To iPad or not to iPad
Mobile Language Learning with Middle-School Children
DOI:
https://doi.org/10.17161/iallt.v47i1.8565Abstract
This paper follows up on Rocca (2015a), providing additional new data from the experimental group in seventh grade. This is a small-scale study that comes under the purview of participant observation research. The continuation of the study for another year evened out the comparison between the two groups and dispelled concerns about vitiating variables affecting participant behavior, such as Hawthorne effect and novelty effect. The control group in sixth and seventh grade was compared to the experimental group in the same two grades. Both groups shared the same curriculum, the same teacher and the same amount of teaching periods. However, they differed in class size, with the experimental group being almost double the size of the control group, and most importantly, the equipment of iPads for the experimental group, which belonged to the school-sponsored 1:1 program.
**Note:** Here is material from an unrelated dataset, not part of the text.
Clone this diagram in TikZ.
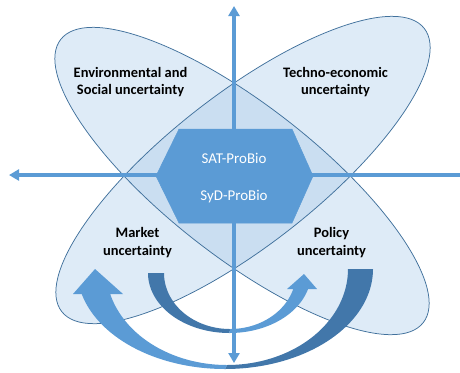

Results show that the iPadded group, generally using ‘Notability’, performed at a higher level for two consecutive years across the four language skills, especially in aural-oral skills where a ceiling effect was also observed. In general, the utilization of the mobile technology transformed classroom practices, enhancing the input the students were exposed to as well as the output they produced, empowering them with tools to control and monitor their work. The conclusion argues that technology plays a role in making both teaching and learning more mobile and therefore more sustainable.